— Supplied information —
────────────────────────────────────────
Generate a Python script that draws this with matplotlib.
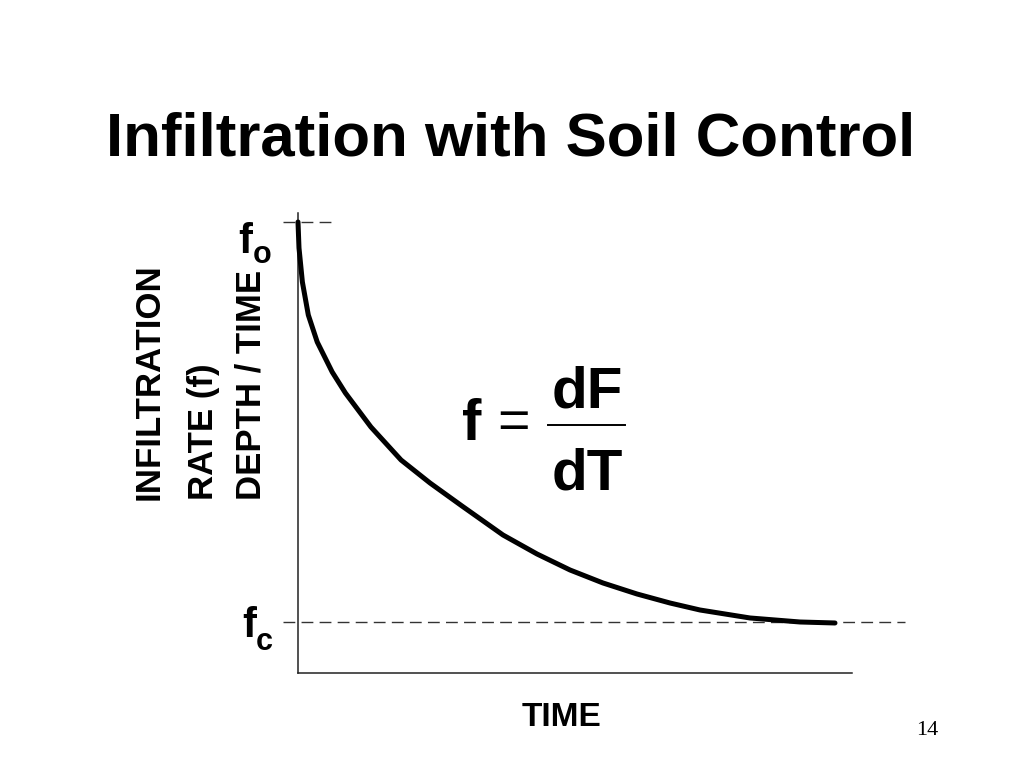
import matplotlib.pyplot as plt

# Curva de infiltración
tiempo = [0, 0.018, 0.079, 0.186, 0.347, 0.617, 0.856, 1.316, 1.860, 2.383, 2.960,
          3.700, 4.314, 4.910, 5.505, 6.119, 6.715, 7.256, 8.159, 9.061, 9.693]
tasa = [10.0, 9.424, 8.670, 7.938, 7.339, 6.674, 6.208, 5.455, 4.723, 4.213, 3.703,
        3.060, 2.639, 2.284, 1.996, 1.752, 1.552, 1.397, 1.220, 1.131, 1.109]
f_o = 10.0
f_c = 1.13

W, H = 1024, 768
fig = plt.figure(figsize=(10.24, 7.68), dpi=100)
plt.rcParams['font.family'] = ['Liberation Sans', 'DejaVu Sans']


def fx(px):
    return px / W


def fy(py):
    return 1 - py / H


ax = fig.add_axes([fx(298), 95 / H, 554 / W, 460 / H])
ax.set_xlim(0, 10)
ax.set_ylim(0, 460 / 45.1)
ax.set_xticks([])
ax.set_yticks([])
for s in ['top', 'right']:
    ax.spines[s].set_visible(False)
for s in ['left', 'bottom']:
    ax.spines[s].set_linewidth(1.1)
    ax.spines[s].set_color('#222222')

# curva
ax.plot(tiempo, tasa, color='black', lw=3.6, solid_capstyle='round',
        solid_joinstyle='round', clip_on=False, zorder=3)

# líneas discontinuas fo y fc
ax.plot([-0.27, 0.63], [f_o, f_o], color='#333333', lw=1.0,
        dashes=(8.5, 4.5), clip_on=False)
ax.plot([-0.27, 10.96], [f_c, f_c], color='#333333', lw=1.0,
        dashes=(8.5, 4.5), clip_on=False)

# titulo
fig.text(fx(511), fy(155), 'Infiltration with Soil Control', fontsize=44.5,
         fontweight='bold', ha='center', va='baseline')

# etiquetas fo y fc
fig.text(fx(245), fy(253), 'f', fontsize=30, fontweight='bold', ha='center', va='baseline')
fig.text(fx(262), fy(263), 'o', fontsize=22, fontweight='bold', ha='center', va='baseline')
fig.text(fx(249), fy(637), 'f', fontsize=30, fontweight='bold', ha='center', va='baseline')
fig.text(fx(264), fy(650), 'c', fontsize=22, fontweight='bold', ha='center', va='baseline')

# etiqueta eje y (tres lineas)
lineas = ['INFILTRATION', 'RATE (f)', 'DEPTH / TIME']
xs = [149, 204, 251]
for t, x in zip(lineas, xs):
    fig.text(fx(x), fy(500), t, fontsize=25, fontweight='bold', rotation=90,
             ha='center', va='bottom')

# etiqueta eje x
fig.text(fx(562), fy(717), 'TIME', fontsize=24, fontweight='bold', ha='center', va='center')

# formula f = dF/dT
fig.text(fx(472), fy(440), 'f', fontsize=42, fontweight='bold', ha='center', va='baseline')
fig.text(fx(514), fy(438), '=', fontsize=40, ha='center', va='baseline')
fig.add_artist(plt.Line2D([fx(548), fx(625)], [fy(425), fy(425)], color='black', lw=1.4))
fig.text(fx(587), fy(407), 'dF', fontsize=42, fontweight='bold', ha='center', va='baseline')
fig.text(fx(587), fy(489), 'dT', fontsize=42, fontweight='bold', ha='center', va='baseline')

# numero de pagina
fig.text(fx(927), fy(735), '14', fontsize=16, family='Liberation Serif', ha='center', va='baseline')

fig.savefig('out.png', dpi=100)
────────────────────────────────────────
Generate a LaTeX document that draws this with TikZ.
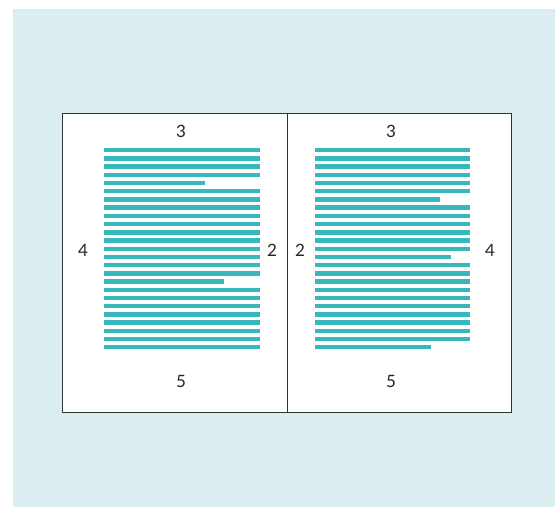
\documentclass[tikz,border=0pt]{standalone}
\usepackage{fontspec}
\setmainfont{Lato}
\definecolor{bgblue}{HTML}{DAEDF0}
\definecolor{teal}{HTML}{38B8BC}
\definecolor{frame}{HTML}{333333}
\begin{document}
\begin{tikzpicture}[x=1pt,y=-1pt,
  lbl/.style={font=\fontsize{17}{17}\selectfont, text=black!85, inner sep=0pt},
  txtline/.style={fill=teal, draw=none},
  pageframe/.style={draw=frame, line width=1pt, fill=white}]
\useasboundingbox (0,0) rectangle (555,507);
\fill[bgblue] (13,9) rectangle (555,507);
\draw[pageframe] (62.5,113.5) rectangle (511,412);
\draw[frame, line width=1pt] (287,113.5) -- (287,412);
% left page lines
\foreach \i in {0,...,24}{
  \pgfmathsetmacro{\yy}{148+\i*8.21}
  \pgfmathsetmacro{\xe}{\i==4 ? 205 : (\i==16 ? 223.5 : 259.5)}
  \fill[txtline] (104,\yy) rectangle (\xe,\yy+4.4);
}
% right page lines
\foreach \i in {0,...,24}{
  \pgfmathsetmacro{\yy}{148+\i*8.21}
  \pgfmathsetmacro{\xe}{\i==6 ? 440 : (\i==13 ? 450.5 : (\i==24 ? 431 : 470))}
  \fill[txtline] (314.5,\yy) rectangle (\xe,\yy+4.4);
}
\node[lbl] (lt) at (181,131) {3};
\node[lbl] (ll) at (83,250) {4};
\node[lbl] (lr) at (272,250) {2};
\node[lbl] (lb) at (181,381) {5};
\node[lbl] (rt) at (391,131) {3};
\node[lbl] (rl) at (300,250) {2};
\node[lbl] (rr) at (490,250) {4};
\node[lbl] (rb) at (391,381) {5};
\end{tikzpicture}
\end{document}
────────────────────────────────────────
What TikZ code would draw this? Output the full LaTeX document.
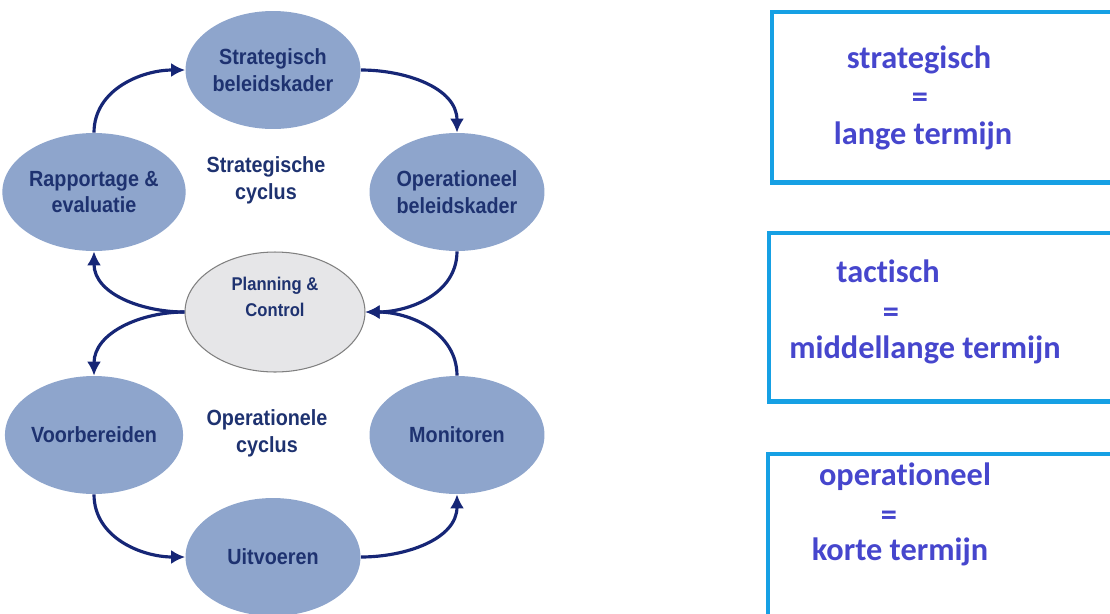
────────────────────────────────────────
— What to work on —
The first line to give again is the one with "Generate a Python", and the last is the one with "solid_joinstyle='round', clip_on=False, zorder=3)". Repeat them and everything between exactly, minus the pictures.

— Exercise result —
Generate a Python script that draws this with matplotlib.
import matplotlib.pyplot as plt

# Curva de infiltración
tiempo = [0, 0.018, 0.079, 0.186, 0.347, 0.617, 0.856, 1.316, 1.860, 2.383, 2.960,
          3.700, 4.314, 4.910, 5.505, 6.119, 6.715, 7.256, 8.159, 9.061, 9.693]
tasa = [10.0, 9.424, 8.670, 7.938, 7.339, 6.674, 6.208, 5.455, 4.723, 4.213, 3.703,
        3.060, 2.639, 2.284, 1.996, 1.752, 1.552, 1.397, 1.220, 1.131, 1.109]
f_o = 10.0
f_c = 1.13

W, H = 1024, 768
fig = plt.figure(figsize=(10.24, 7.68), dpi=100)
plt.rcParams['font.family'] = ['Liberation Sans', 'DejaVu Sans']


def fx(px):
    return px / W


def fy(py):
    return 1 - py / H


ax = fig.add_axes([fx(298), 95 / H, 554 / W, 460 / H])
ax.set_xlim(0, 10)
ax.set_ylim(0, 460 / 45.1)
ax.set_xticks([])
ax.set_yticks([])
for s in ['top', 'right']:
    ax.spines[s].set_visible(False)
for s in ['left', 'bottom']:
    ax.spines[s].set_linewidth(1.1)
    ax.spines[s].set_color('#222222')

# curva
ax.plot(tiempo, tasa, color='black', lw=3.6, solid_capstyle='round',
        solid_joinstyle='round', clip_on=False, zorder=3)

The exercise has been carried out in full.